Wert österreichischer Waffenlieferungen nach Ägypten von 2004 bis 2017

Waffenlieferungen

Das hält das Ausland allerdings nicht davon ab, weiter Waffen zu liefern. Ägypten gilt schließlich als stabilisierender Faktor in der Region. Neben den USA – dem mit Abstand größten Waffenexporteur – ist Ägypten auch für österreichische Hersteller ein Absatzmarkt, insbesondere für Handfeuerwaffen und Munition, geworden. Wie die Unruhen 2011 gezeigt haben, scheut das Militär im Falle eines Falles allerdings nicht davor zurück, diese Waffen auch gegen die eigene Bevölkerung einzusetzen.
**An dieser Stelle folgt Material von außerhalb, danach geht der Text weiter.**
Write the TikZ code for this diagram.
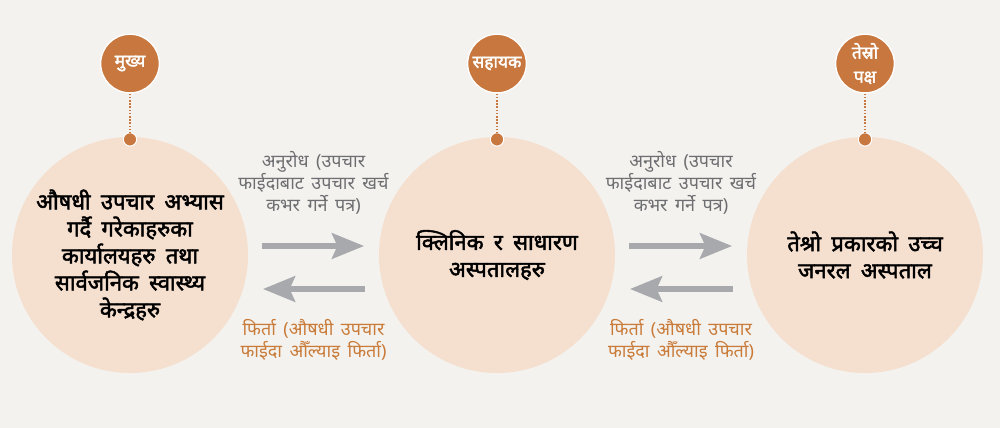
\documentclass[tikz,border=0pt]{standalone}
\usepackage{fontspec}
\newfontfamily\deva[Script=Devanagari,WordSpace=1.6]{Noto Sans}
\newfontfamily\devabold[Script=Devanagari,FakeBold=2.2,WordSpace=1.8]{Noto Sans}
\usetikzlibrary{positioning,arrows.meta}
\definecolor{bgcolor}{HTML}{F4F2EE}
\definecolor{peach}{HTML}{F5DFCF}
\definecolor{rust}{HTML}{C8773E}
\definecolor{arrowgray}{HTML}{A7A9AC}
\definecolor{labelgray}{HTML}{6D6E71}
\definecolor{labelorange}{HTML}{C97B3A}

\begin{document}
\begin{tikzpicture}[
		x=0.75pt,y=-0.75pt,
		party/.style={
			circle,
			fill=peach,
			minimum size=177pt,
			inner sep=0pt,
			align=center,
			font=\devabold\fontsize{16.5}{20.25}\selectfont,
		},
		role/.style={
			circle,
			fill=rust,
			draw=white,
			line width=1pt,
			minimum size=44pt,
			inner sep=0pt,
			align=center,
			text=white,
			font=\devabold\fontsize{13}{18}\selectfont,
		},
		dot/.style={circle, fill=rust, draw=white, line width=0.75pt, minimum size=10pt, inner sep=0pt},
		link/.style={rust, line width=1.2pt, dash pattern=on 1.2pt off 1.2pt},
		flow/.style={arrowgray, line width=4.5pt, shorten <=10.5pt, shorten >=11pt,
			-{Stealth[length=24pt,width=19pt,inset=4pt]}},
		request/.style={align=center, text=labelgray, font=\deva\fontsize{13.5}{16.5}\selectfont},
		refund/.style={align=center, text=labelorange, font=\deva\fontsize{13.5}{16.5}\selectfont},
		]
		% Draw the background
		\fill[bgcolor] (0,0) rectangle (1000,428);
		% Draw the parties
		\node [party] (office) at (130,255) {औषधी उपचार अभ्यास\\गर्दै गरेकाहरुका\\कार्यालयहरु तथा\\सार्वजनिक स्वास्थ्य\\केन्द्रहरु};
		\node [party] (clinic) at (497,255) {क्लिनिक र साधारण\\अस्पतालहरु};
		\node [party] (hospital) at (865,255) {तेश्रो प्रकारको उच्च\\जनरल अस्पताल};
		% Draw the role badges and the dotted links
		\foreach \p/\r/\txt in {office/main/मुख्य, clinic/helper/सहायक, hospital/third/{तेस्रो\\पक्ष}} {
			\node [dot] (dot\r) at ([yshift=-2pt]\p.north) {};
			\node [role,above=29pt of dot\r] (\r) {\txt};
			\draw [link] (\r) -- (dot\r);
		}
		% Draw the request and refund arrows with labels
		\foreach \a/\b/\n in {office/clinic/1, clinic/hospital/2} {
			\draw [flow] ([yshift=6.75pt]\a.east) -- node[request,above=18pt] (ask\n) {अनुरोध (उपचार\\फाईदाबाट उपचार खर्च\\कभर गर्ने पत्र)} ([yshift=6.75pt]\b.west);
			\draw [flow] ([yshift=-25.5pt]\b.west) -- node[refund,below=17pt] (back\n) {फिर्ता (औषधी उपचार\\फाईदा औँल्याइ फिर्ता)} ([yshift=-25.5pt]\a.east);
		}
	\end{tikzpicture}
\end{document}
Die Menschenrechtssituation in Ägypten hat auch verheerende Auswirkungen auf Flüchtlinge. Erst im Jänner 2019 hat der UN-Flüchtlingskommissar mehr Geld für Ägypten gefordert. Syrische Flüchtlinge sind schon seit geraumer Zeit Diskriminierung und Gewalt ausgesetzt, das Militär tut wenig zu ihrem Schutz. Im vergangenen Jahr berichtete die israelische Haaretz sogar von illegalem Organhandel, der vor allem die im Land befindlichen Syrer betreffen soll.

Quo vadis, Ägypten?

Die Ruhe in Ägypten ist fragil. Hohes Bevölkerungswachstum, eine marode Wirtschaft und die fatale Menschenrechtssituation machen das Land zum Pulverfass. Hinzu kommt das reformstarre politische System. Gut möglich, dass Ägypten früher oder später selbst zu einem Abwanderungsland wird. Vor allem die junge Generation könnte bald vermehrt geneigt sein, sich nach Europa zu begeben. Dennoch soll das Land – auch aus Mangel an Alternativen – als europäischer Partner bei Migration aus dem arabischen Raum und afrikanischen Ländern aufgebaut werden. Die EU muss sich die Frage gefallen lassen, mit wem sie da zusammenarbeitet.